この地方では10月になると肌寒い日があります。
空はいつも10月になるとファンヒーターのために灯油の配達をお願いするくらいです。
マナちゃんは空が仕事の間寒くならないようにペット用ホットマットをしています。
ルイくんの飼い主さんは夜中の寒さに耐えられなくなったのかルイくんが自由に出入りしていたベランダの窓を閉めてしまうようになりました。
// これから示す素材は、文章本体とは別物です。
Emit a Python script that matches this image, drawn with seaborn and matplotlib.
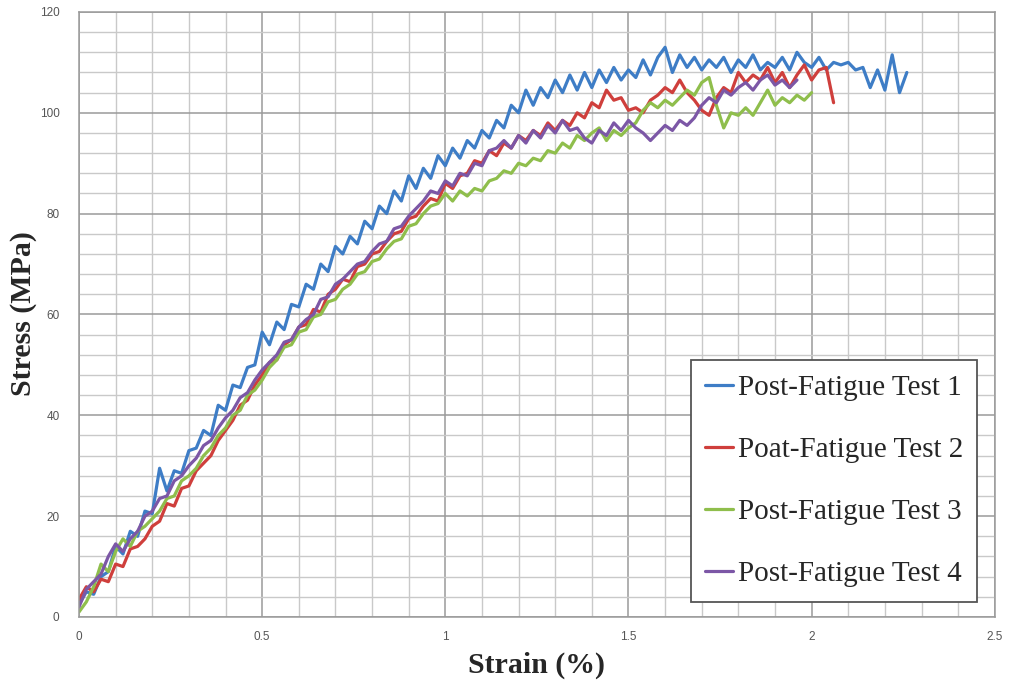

それはいいのですが、ルイくんが外へ出ていても閉めるようになりました。

お会いした時に空が尋ねました「窓を閉めていますがルイくんは大丈夫ですか?」と。
その答えは「俺はルイが帰ってきた時の声がわかるからな」というものでした。
空は「そうですか、それならいいのですが」と言うしかありませんでした。

ルイくんの飼い主さんは本業の他にホステスの送迎のアルバイトをしています(9話で述べられていますが)
なんと言ってもルイくんは飼い主さんのいる猫、空が構う事は筋違いです。
だけどルイくんは毎日のように空の部屋のベランダに来ます。
そんなルイくんを空は追い払うことが出来ませんでした。
昼間でも暗くて電気をつけないと真っ暗です。寒い季節が日々足早に近づいてきました。